Kent Overstreet <kent.overstreet@xxxxxxxxx> · Tue, 24 Sep 2024 22:13:01 -0400

On Wed, Sep 25, 2024 at 11:00:10AM GMT, Dave Chinner wrote:
> > Eh? Of course it'd have to be coherent, but just checking if an inode is
> > present in the VFS cache is what, 1-2 cache misses? Depending on hash
> > table fill factor...
> 
> Sure, when there is no contention and you have CPU to spare. But the
> moment the lookup hits contention problems (i.e. we are exceeding
> the cache lookup scalability capability), we are straight back to
> running a VFS cache speed instead of uncached speed.
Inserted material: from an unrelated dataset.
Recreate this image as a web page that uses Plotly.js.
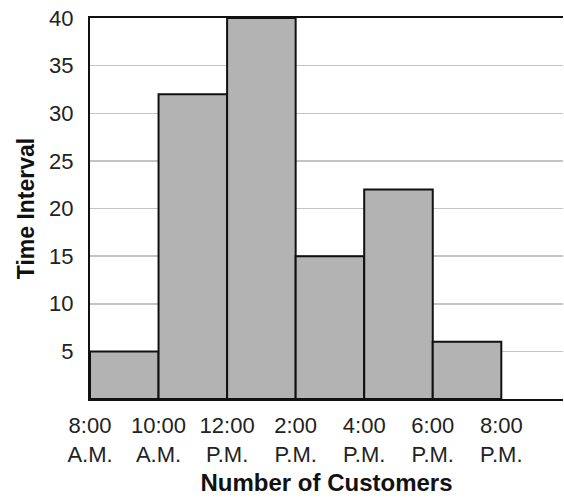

The cache lookups are just reads; they don't introduce scalability
issues, unless they're contending with other cores writing to those
cachelines - checking if an item is present in a hash table is trivial
to do locklessly.

But pulling an inode into and then evicting it from the inode cache
entails a lot more work - just initializing a struct inode is
nontrivial, and then there's the (multiple) shared data structures you
have to manipulate.

> Keep in mind that not having a referenced inode opens up the code to
> things like pre-emption races. i.e. a cache miss doesn't prevent
> the current task from being preempted before it reads the inode
> information into the user buffer. The VFS inode could bei
> instantiated and modified before the uncached access runs again and
> pulls stale information from the underlying buffer and returns that
> to userspace.

Yeah, if you're reading from a buffer cache that doesn't have a lock
that does get dicy - but for bcachefs where we're reading from a btree
node that does have a lock it's quite manageable.
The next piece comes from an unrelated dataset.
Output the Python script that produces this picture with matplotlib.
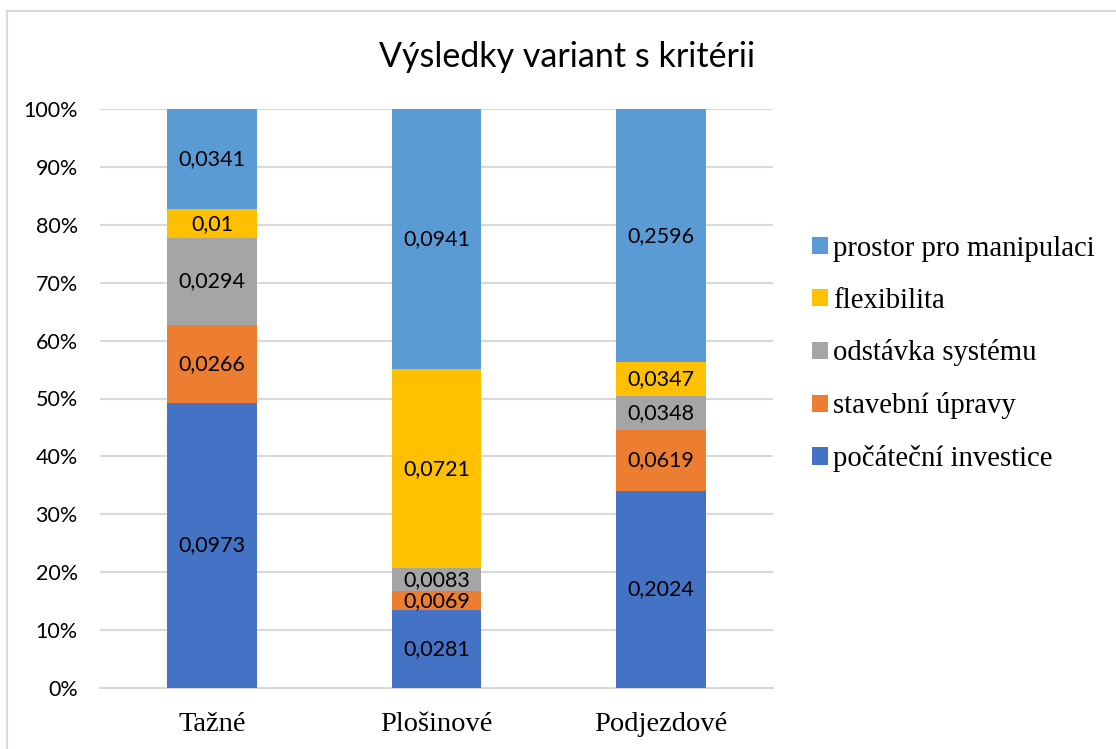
import matplotlib
matplotlib.use("Agg")
import matplotlib.pyplot as plt
from matplotlib.patches import Rectangle, Patch
import numpy as np

categories = ["Tažné", "Plošinové", "Podjezdové"]
series_names = ["počáteční investice", "stavební úpravy", "odstávka systému",
                "flexibilita", "prostor pro manipulaci"]
pocatecni = [0.0973, 0.0281, 0.2024]
stavebni = [0.0266, 0.0069, 0.0619]
odstavka = [0.0294, 0.0083, 0.0348]
flexibilita = [0.01, 0.0721, 0.0347]
prostor = [0.0341, 0.0941, 0.2596]
label_texts = [
    ["0,0973", "0,0281", "0,2024"],
    ["0,0266", "0,0069", "0,0619"],
    ["0,0294", "0,0083", "0,0348"],
    ["0,01", "0,0721", "0,0347"],
    ["0,0341", "0,0941", "0,2596"],
]
colors = ["#4472C4", "#ED7D31", "#A5A5A5", "#FFC000", "#5B9BD5"]
yticklabels = ["0%", "10%", "20%", "30%", "40%", "50%", "60%", "70%", "80%", "90%", "100%"]

W, H = 1116, 749
fig = plt.figure(figsize=(W / 100, H / 100), dpi=100)
fig.patches.append(Rectangle((7 / W, -0.01), 1.2, 1 - 11 / H + 0.01, transform=fig.transFigure,
                             fill=False, edgecolor="#D9D9D9", linewidth=1.5))
ax = fig.add_axes([100 / W, 1 - 688 / H, (773 - 100) / W, (688 - 109) / H])

data = np.array([pocatecni, stavebni, odstavka, flexibilita, prostor])
totals = data.sum(axis=0)
pct = data / totals * 100
x = np.arange(len(categories))
bottom = np.zeros(len(categories))
for i in range(len(series_names)):
    bars = ax.bar(x, pct[i], 0.40, bottom=bottom, color=colors[i], label=series_names[i], zorder=3)
    for j, b in enumerate(bars):
        cy = bottom[j] + pct[i][j] / 2
        ax.text(x[j], cy, label_texts[i][j], ha="center", va="center",
                fontsize=15.5, family="Lato", color="black", zorder=4)
    bottom += pct[i]

ax.set_xlim(-0.5, 2.5)
ax.set_ylim(0, 100)
ax.set_yticks(np.arange(0, 101, 10))
ax.set_yticklabels(yticklabels, family="Lato", fontsize=15.5)
ax.set_xticks(x)
ax.set_xticklabels(categories, family="Liberation Serif", fontsize=20.5)
ax.tick_params(axis="both", length=0)
ax.tick_params(axis="y", pad=16)
ax.tick_params(axis="x", pad=17)
ax.grid(axis="y", color="#D9D9D9", linewidth=1.5, zorder=0)
for s in ["top", "right", "left"]:
    ax.spines[s].set_visible(False)
ax.spines["bottom"].set_color("#D9D9D9")
ax.spines["bottom"].set_linewidth(1.5)

fig.text(567 / W, 1 - 57 / H, "Výsledky variant s kritérii", ha="center", va="center",
         fontsize=24.5, family="Lato")

handles = [Patch(facecolor=colors[i], label=series_names[i]) for i in range(len(colors))][::-1]
leg = fig.legend(handles=handles, loc="center left", bbox_to_anchor=(786 / W, 1 - 354 / H),
                 frameon=False, prop={"family": "Liberation Serif", "size": 20.7},
                 handlelength=0.55, handleheight=0.55, handletextpad=0.2, labelspacing=0.9)

fig.savefig("out.png", dpi=100)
And incidentally this sort of "we have a cache on top of the btree, but
sometimes we have to do direct access" is already something that comes
up a lot in bcachefs, primarily for the alloc btree. _Tons_ of fun, but
doesn't actually come up here for us since we don't use the vfs inode
cache as a writeback cache.

Now, for some completely different sillyness, there's actually _three_
levels of caching for inodes in bcachefs: btree node cache, btree key
cache, then the vfs cache. In the first two inodes are packed down to
~100 bytes so it's not that bad, but it does make you go "...what?". It
would be nice in theory to collapse - but the upside is that we don't
have the interactions between the vfs inode cache and journalling that
xfs has.

But if vfs inodes no longer have their own lifetime like you've been
talking about, that might open up interesting possibilities.